_What you have to do_
Below is a listing to write out in full, exactly as given, without its pictures.

(Records from a collection)
· · · ·

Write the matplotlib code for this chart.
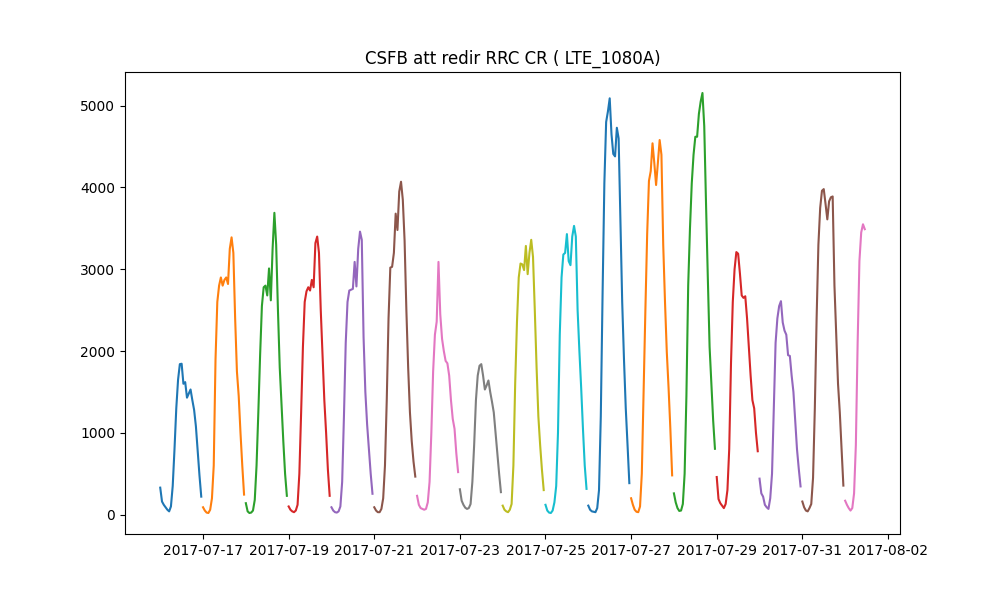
import matplotlib
matplotlib.use("Agg")
import matplotlib.pyplot as plt
import matplotlib.dates as mdates
import pandas as pd

title = "CSFB att redir RRC CR ( LTE_1080A)"

day_starts = ["2017-07-16", "2017-07-17", "2017-07-18", "2017-07-19", "2017-07-20",
              "2017-07-21", "2017-07-22", "2017-07-23", "2017-07-24", "2017-07-25",
              "2017-07-26", "2017-07-27", "2017-07-28", "2017-07-29", "2017-07-30",
              "2017-07-31", "2017-08-01"]

tick_dates = ["2017-07-17", "2017-07-19", "2017-07-21", "2017-07-23", "2017-07-25",
              "2017-07-27", "2017-07-29", "2017-07-31", "2017-08-02"]

d0716 = [330, 160, 120, 90, 60, 40, 100, 350, 800, 1300, 1650, 1840, 1845, 1600, 1620, 1430,
         1480, 1530, 1400, 1280, 1080, 780, 480, 220]
d0717 = [90, 50, 25, 20, 60, 200, 600, 1900, 2600, 2800, 2900, 2800, 2870, 2900, 2820, 3250,
         3390, 3200, 2400, 1750, 1450, 1000, 600, 245]
d0718 = [140, 40, 20, 25, 50, 180, 600, 1250, 1950, 2550, 2780, 2800, 2680, 3010, 2620, 3250,
         3690, 3300, 2500, 1800, 1350, 900, 500, 230]
d0719 = [100, 60, 40, 30, 50, 120, 500, 1250, 2050, 2600, 2730, 2780, 2740, 2870, 2780, 3320,
         3400, 3200, 2500, 1950, 1400, 1000, 550, 230]
d0720 = [90, 50, 30, 25, 40, 100, 400, 1200, 2100, 2600, 2740, 2750, 2760, 3090, 2790, 3250,
         3460, 3360, 2170, 1500, 1100, 800, 500, 255]
d0721 = [90, 50, 30, 30, 70, 200, 600, 1400, 2400, 3020, 3030, 3200, 3680, 3480, 3950, 4070,
         3850, 3350, 2500, 1800, 1250, 900, 650, 465]
d0722 = [230, 120, 80, 70, 60, 70, 150, 400, 1000, 1750, 2200, 2360, 3090, 2450, 2150, 2000,
         1880, 1850, 1700, 1400, 1170, 1050, 750, 520]
d0723 = [310, 170, 120, 85, 70, 80, 130, 400, 850, 1400, 1700, 1820, 1840, 1700, 1530, 1580,
         1640, 1500, 1380, 1250, 1000, 750, 500, 275]
d0724 = [110, 60, 40, 30, 60, 130, 600, 1600, 2350, 2900, 3070, 3060, 2990, 3285, 2940, 3200,
         3360, 3150, 2500, 1800, 1200, 850, 550, 300]
d0725 = [120, 50, 25, 20, 50, 150, 350, 1000, 2200, 2900, 3180, 3200, 3430, 3100, 3050, 3400,
         3530, 3400, 2500, 2000, 1550, 1050, 600, 315]
d0726 = [110, 60, 40, 35, 30, 80, 300, 1200, 2700, 4050, 4800, 4930, 5090, 4650, 4410, 4380,
         4730, 4600, 3600, 2600, 1900, 1300, 850, 385]
d0727 = [200, 120, 60, 35, 30, 100, 500, 1500, 2500, 3430, 4080, 4200, 4540, 4300, 4030, 4300,
         4580, 4400, 3300, 2600, 1990, 1550, 1050, 480]
d0728 = [260, 150, 80, 45, 50, 130, 500, 1450, 2800, 3500, 4050, 4400, 4620, 4620, 4900, 5050,
         5155, 4750, 3800, 2900, 2050, 1600, 1150, 805]
d0729 = [460, 190, 140, 110, 80, 130, 300, 800, 1850, 2600, 3000, 3210, 3190, 2950, 2680, 2650,
         2670, 2400, 2050, 1700, 1400, 1300, 1000, 775]
d0730 = [440, 260, 220, 120, 90, 70, 200, 500, 1300, 2100, 2400, 2550, 2610, 2350, 2250, 2200,
         1950, 1940, 1700, 1500, 1150, 800, 560, 345]
d0731 = [160, 90, 50, 40, 80, 130, 450, 1300, 2400, 3300, 3750, 3960, 3980, 3800, 3610, 3830,
         3880, 3890, 2800, 2200, 1600, 1250, 800, 355]
d0801 = [170, 120, 80, 50, 80, 260, 850, 2100, 3100, 3450, 3550, 3490]

daily_values = [d0716, d0717, d0718, d0719, d0720, d0721, d0722, d0723, d0724, d0725,
                d0726, d0727, d0728, d0729, d0730, d0731, d0801]

fig, ax = plt.subplots(figsize=(10, 6), dpi=100)
for start, vals in zip(day_starts, daily_values):
    times = pd.date_range(start, periods=len(vals), freq="h")
    ax.plot(times.to_pydatetime(), vals)

ax.set_xticks(pd.to_datetime(tick_dates).to_pydatetime())
ax.xaxis.set_major_formatter(mdates.DateFormatter("%Y-%m-%d"))
ax.set_title(title)
fig.savefig("out.png", dpi=100)
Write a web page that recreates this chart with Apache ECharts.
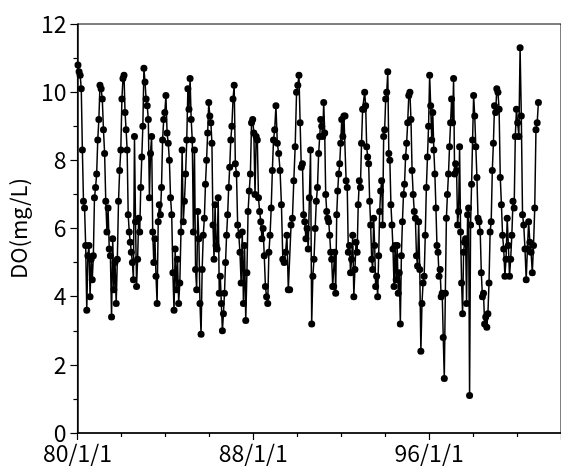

· · · ·

_Task solution_
Write the matplotlib code for this chart.
import matplotlib
matplotlib.use("Agg")
import matplotlib.pyplot as plt
import matplotlib.dates as mdates
import pandas as pd

title = "CSFB att redir RRC CR ( LTE_1080A)"

day_starts = ["2017-07-16", "2017-07-17", "2017-07-18", "2017-07-19", "2017-07-20",
              "2017-07-21", "2017-07-22", "2017-07-23", "2017-07-24", "2017-07-25",
              "2017-07-26", "2017-07-27", "2017-07-28", "2017-07-29", "2017-07-30",
              "2017-07-31", "2017-08-01"]

tick_dates = ["2017-07-17", "2017-07-19", "2017-07-21", "2017-07-23", "2017-07-25",
              "2017-07-27", "2017-07-29", "2017-07-31", "2017-08-02"]

d0716 = [330, 160, 120, 90, 60, 40, 100, 350, 800, 1300, 1650, 1840, 1845, 1600, 1620, 1430,
         1480, 1530, 1400, 1280, 1080, 780, 480, 220]
d0717 = [90, 50, 25, 20, 60, 200, 600, 1900, 2600, 2800, 2900, 2800, 2870, 2900, 2820, 3250,
         3390, 3200, 2400, 1750, 1450, 1000, 600, 245]
d0718 = [140, 40, 20, 25, 50, 180, 600, 1250, 1950, 2550, 2780, 2800, 2680, 3010, 2620, 3250,
         3690, 3300, 2500, 1800, 1350, 900, 500, 230]
d0719 = [100, 60, 40, 30, 50, 120, 500, 1250, 2050, 2600, 2730, 2780, 2740, 2870, 2780, 3320,
         3400, 3200, 2500, 1950, 1400, 1000, 550, 230]
d0720 = [90, 50, 30, 25, 40, 100, 400, 1200, 2100, 2600, 2740, 2750, 2760, 3090, 2790, 3250,
         3460, 3360, 2170, 1500, 1100, 800, 500, 255]
d0721 = [90, 50, 30, 30, 70, 200, 600, 1400, 2400, 3020, 3030, 3200, 3680, 3480, 3950, 4070,
         3850, 3350, 2500, 1800, 1250, 900, 650, 465]
d0722 = [230, 120, 80, 70, 60, 70, 150, 400, 1000, 1750, 2200, 2360, 3090, 2450, 2150, 2000,
         1880, 1850, 1700, 1400, 1170, 1050, 750, 520]
d0723 = [310, 170, 120, 85, 70, 80, 130, 400, 850, 1400, 1700, 1820, 1840, 1700, 1530, 1580,
         1640, 1500, 1380, 1250, 1000, 750, 500, 275]
d0724 = [110, 60, 40, 30, 60, 130, 600, 1600, 2350, 2900, 3070, 3060, 2990, 3285, 2940, 3200,
         3360, 3150, 2500, 1800, 1200, 850, 550, 300]
d0725 = [120, 50, 25, 20, 50, 150, 350, 1000, 2200, 2900, 3180, 3200, 3430, 3100, 3050, 3400,
         3530, 3400, 2500, 2000, 1550, 1050, 600, 315]
d0726 = [110, 60, 40, 35, 30, 80, 300, 1200, 2700, 4050, 4800, 4930, 5090, 4650, 4410, 4380,
         4730, 4600, 3600, 2600, 1900, 1300, 850, 385]
d0727 = [200, 120, 60, 35, 30, 100, 500, 1500, 2500, 3430, 4080, 4200, 4540, 4300, 4030, 4300,
         4580, 4400, 3300, 2600, 1990, 1550, 1050, 480]
d0728 = [260, 150, 80, 45, 50, 130, 500, 1450, 2800, 3500, 4050, 4400, 4620, 4620, 4900, 5050,
         5155, 4750, 3800, 2900, 2050, 1600, 1150, 805]
d0729 = [460, 190, 140, 110, 80, 130, 300, 800, 1850, 2600, 3000, 3210, 3190, 2950, 2680, 2650,
         2670, 2400, 2050, 1700, 1400, 1300, 1000, 775]
d0730 = [440, 260, 220, 120, 90, 70, 200, 500, 1300, 2100, 2400, 2550, 2610, 2350, 2250, 2200,
         1950, 1940, 1700, 1500, 1150, 800, 560, 345]
d0731 = [160, 90, 50, 40, 80, 130, 450, 1300, 2400, 3300, 3750, 3960, 3980, 3800, 3610, 3830,
         3880, 3890, 2800, 2200, 1600, 1250, 800, 355]
d0801 = [170, 120, 80, 50, 80, 260, 850, 2100, 3100, 3450, 3550, 3490]

daily_values = [d0716, d0717, d0718, d0719, d0720, d0721, d0722, d0723, d0724, d0725,
                d0726, d0727, d0728, d0729, d0730, d0731, d0801]

fig, ax = plt.subplots(figsize=(10, 6), dpi=100)
for start, vals in zip(day_starts, daily_values):
    times = pd.date_range(start, periods=len(vals), freq="h")
    ax.plot(times.to_pydatetime(), vals)

ax.set_xticks(pd.to_datetime(tick_dates).to_pydatetime())
ax.xaxis.set_major_formatter(mdates.DateFormatter("%Y-%m-%d"))
ax.set_title(title)
fig.savefig("out.png", dpi=100)
Write a web page that recreates this chart with Apache ECharts.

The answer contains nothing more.